Viewing the facts before this court, Mrs. Jacob either knowingly perpetrated a fraud, exaggerated her injuries, or unknowingly provided video evidence that her injuries are far less severe than she may believe. Only the first of these three possibilities would support the dismissal of all claims with prejudice. See Baker v. Myers Tractor Servs., Inc., 765 So. 2d 149 (Fla. 1st DCA 2000) (affirming dismissal because plaintiff knowingly, intentionally, and repeatedly concealed prior injuries to gain an unfair advantage in litigation). Trials result from factual disputes. In these disputes, the facts on one side are, at best, less true and, at worst, false or fraudulent. In nearly every intersection collision, there is only one person with the right of way. Is the fact that both drivers believe they had the right of way the result of fraud? If there are ten eyewitnesses to the collision and all agree driver A had the right of way, does that make driver B's claim fraudulent and subject to dismissal?
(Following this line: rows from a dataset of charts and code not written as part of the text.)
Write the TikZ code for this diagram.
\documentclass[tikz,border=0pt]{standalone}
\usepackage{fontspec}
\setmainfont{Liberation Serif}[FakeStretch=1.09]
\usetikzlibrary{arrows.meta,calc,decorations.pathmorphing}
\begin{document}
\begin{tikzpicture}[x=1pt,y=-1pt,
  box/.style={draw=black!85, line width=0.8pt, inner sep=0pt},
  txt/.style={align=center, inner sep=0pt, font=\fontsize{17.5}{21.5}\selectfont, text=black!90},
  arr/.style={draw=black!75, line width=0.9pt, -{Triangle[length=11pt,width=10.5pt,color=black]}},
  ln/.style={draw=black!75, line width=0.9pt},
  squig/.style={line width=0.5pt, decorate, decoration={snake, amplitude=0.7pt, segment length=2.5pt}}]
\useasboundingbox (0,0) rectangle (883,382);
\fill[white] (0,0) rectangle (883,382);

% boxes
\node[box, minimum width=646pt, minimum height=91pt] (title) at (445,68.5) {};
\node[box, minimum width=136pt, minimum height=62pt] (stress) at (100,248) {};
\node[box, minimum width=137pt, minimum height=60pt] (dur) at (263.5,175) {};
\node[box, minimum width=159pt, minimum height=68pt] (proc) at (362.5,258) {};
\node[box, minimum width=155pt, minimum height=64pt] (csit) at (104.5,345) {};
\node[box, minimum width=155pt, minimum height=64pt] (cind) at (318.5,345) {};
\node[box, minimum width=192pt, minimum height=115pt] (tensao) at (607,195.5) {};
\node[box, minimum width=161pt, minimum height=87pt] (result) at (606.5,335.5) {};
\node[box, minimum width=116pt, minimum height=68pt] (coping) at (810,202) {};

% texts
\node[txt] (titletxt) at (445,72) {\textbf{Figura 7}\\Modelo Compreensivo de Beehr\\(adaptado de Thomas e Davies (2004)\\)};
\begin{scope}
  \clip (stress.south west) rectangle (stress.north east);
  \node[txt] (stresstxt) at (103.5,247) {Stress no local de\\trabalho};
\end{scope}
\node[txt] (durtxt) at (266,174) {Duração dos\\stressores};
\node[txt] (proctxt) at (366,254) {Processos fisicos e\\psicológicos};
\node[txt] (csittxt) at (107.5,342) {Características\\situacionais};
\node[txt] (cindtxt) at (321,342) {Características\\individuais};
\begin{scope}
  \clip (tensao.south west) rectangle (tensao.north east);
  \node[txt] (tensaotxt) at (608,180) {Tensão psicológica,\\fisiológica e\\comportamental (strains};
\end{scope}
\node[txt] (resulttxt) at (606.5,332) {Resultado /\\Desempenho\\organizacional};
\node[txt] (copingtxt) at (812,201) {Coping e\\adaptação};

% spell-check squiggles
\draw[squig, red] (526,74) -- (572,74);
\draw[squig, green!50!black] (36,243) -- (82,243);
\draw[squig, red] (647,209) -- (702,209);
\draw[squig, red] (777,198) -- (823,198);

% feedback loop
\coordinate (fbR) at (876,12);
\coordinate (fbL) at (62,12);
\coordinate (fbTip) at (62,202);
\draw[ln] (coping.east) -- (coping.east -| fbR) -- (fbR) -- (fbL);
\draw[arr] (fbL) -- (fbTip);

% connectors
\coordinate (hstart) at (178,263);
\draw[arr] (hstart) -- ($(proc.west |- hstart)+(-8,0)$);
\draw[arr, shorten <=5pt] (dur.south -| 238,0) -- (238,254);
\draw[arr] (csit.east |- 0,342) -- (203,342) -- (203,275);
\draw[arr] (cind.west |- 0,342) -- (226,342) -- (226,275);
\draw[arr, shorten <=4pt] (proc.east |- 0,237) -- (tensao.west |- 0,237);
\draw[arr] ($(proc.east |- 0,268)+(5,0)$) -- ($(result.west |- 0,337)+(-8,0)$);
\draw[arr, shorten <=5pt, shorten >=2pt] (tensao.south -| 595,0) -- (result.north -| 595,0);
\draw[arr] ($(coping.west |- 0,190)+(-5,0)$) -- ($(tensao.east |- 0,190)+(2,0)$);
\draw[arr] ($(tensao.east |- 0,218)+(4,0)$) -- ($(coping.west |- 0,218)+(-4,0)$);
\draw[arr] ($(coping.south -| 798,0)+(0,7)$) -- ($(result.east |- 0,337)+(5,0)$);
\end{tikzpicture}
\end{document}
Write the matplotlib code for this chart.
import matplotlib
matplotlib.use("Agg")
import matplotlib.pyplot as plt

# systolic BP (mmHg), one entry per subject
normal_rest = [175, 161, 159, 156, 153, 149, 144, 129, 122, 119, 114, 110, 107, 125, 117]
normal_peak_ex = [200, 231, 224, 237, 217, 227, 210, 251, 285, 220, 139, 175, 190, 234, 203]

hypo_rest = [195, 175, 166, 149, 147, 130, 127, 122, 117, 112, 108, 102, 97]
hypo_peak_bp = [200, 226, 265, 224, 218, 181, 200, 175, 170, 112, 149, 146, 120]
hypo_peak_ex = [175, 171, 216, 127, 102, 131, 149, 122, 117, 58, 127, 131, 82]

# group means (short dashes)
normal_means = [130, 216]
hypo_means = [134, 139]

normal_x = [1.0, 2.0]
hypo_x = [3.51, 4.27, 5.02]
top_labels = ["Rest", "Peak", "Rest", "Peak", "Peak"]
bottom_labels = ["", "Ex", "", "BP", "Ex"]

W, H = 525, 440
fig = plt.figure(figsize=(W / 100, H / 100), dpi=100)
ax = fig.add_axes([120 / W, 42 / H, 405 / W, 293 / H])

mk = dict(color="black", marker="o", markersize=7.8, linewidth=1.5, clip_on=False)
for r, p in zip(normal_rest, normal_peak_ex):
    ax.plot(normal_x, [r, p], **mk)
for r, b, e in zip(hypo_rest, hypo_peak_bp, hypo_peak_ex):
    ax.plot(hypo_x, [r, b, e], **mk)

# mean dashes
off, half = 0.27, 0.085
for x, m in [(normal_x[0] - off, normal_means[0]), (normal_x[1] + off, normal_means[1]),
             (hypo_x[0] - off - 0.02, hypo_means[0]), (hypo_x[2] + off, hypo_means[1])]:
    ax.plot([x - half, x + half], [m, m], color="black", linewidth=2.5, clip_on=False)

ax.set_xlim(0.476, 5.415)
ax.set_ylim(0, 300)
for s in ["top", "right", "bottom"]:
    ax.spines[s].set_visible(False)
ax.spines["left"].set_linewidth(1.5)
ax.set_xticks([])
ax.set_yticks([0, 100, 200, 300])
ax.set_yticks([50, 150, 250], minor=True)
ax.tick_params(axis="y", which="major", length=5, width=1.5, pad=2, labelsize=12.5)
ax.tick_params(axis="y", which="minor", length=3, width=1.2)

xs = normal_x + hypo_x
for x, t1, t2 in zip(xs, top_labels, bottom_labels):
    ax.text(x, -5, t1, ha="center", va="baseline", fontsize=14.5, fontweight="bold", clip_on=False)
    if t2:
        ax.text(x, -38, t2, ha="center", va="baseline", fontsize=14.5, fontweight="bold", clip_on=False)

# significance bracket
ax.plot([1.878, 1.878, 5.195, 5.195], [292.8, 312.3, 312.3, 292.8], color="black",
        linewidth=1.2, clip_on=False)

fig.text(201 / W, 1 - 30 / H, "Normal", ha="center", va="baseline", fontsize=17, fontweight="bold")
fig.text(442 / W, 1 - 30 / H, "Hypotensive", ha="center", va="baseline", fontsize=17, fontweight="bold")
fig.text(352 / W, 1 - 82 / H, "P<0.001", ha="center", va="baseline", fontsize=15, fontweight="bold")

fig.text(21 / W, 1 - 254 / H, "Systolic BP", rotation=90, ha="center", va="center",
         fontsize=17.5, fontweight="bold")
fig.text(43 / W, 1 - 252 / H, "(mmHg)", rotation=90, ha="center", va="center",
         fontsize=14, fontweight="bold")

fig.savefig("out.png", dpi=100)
In this case, there is no clear and convincing evidence that Mrs. Jacob "has sentiently set in motion some unconscionable scheme calculated to interfere with the judicial system's ability impartially to adjudicate a matter by improperly influencing the trier of fact or unfairly hampering the presentation of the opposing party's claim or defense." Cox, 706 So. 2d at 46 (quoting Aoude, 892 F.2d at 1118). This is not a case in which Mrs. Jacob suffered no injury. The question is the severity of her injuries. Certainly the video evidence that she is capable of performing tasks which she has denied the ability to perform lessens [*1170] her credibility and the damages to which she may be entitled, but the jury should evaluate this evidence. The power to resolve disputes over the truth or falsity of claims belongs to a jury.
The same facts for which this case was dismissed would not withstand a motion for summary judgment nor a motion for directed verdict, for there are questions of material fact. More importantly to our review, the trial court's ruling in this case resulted from a review of the same deposition and videotape that we reviewed. Trial court rulings are given less deference when they are based on the same cold document record that is before the reviewing court. Hervey v. Alfonso, 650 So. 2d 644 (Fla. 2d DCA 1995).
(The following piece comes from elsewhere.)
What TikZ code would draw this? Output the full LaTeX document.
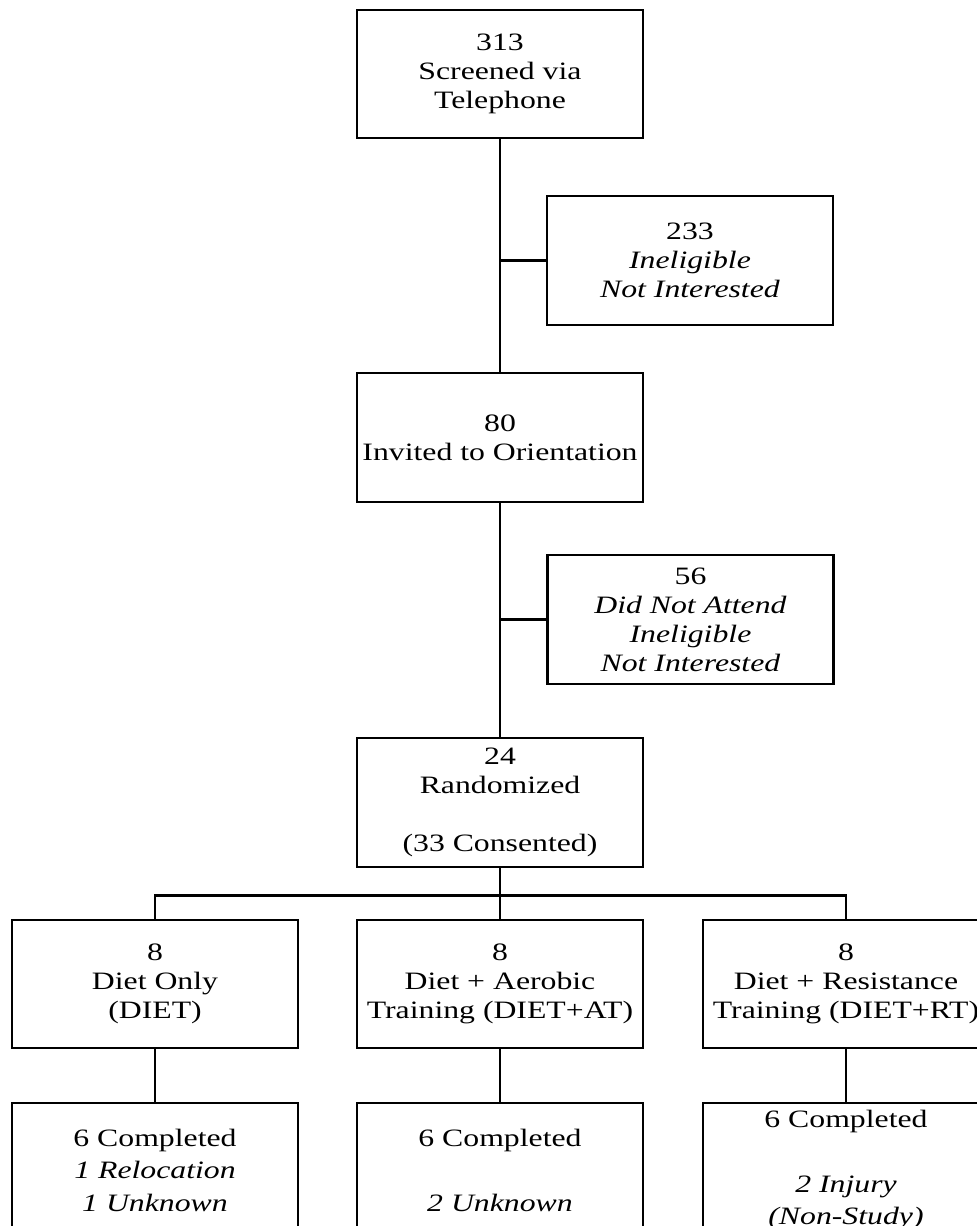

In Francois v. Harris, 366 So. 2d 851, 852 (Fla. 3d DCA 1979), Judge Schwartz eloquently stated the applicable principle of law: "In all but the most extreme cases, our system entrusts juries with the ultimate decisions as to whether claimed injuries are genuine or not. Our experience has demonstrated that juries deserve this trust and that they are well able to discern the truth and to render judgment accordingly." Accordingly, we reverse the dismissal with prejudice and remand for further proceedings.
Reversed and remanded.
ALTENBERND, C.J., n1 and DAVIS and KELLY, JJ., Concur.